At least three gunmen entered the camp in southern Pulwama town early yesterday firing guns and grenades at the sentry, said Director-General of police S.P. Vaid. In the initial attack, a policeman was killed and four other personnel, including a paramilitary soldier, were wounded.
Vaid said police and paramilitary soldiers responded to the attack while a reinforcement of army soldiers and counterinsurgency police encircled the camp. In the ensuing firefight inside the camp, three policemen and two paramilitary soldiers were killed, Vaid said.
He said that government forces evacuated dozens of police families.
Another police officer, speaking on condition of anonymity in keeping with department policy, said troops recovered the bodies of two suspected militants. He said one more militant was cornered inside a building in the sprawling camp.
One building also was torched in the fighting.
No rebel group immediately claimed responsibility for the attack.
As the fighting raged, hundreds of residents, mostly young men, hit the streets in Pulwama in solidarity with rebels while demanding the end of Indian rule over Kashmir and chanting pro-militant slogans.
Government forces fired tear gas, resulting in clashes with protesters, who hurled back rocks at the troops. No one was immediately reported injured in the clashes.

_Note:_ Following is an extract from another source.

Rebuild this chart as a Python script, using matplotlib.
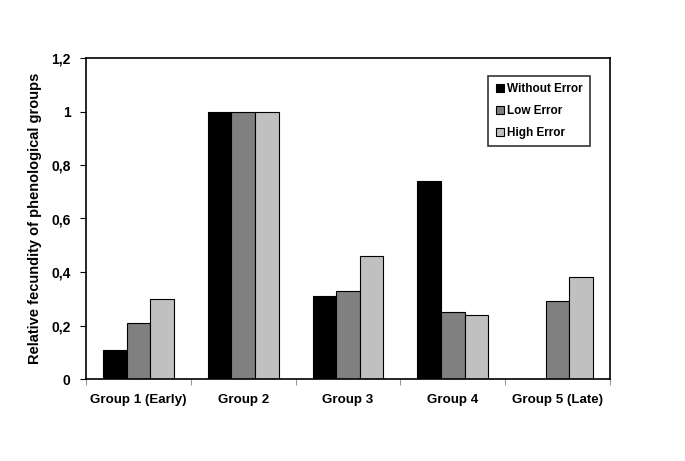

Nuclear-armed rivals India and Pakistan each administer part of Kashmir, but both claim the territory in its entirety. Rebel groups demand that Kashmir be united either under Pakistani rule or as an independent country.
Anti-India sentiment runs deep in Kashmir's mostly Muslim population and most people support the rebels. Nearly 70,000 people have been killed in the uprising and the ensuing Indian military crackdown.
India accuses Pakistan of arming and training the rebels, which Pakistan denies.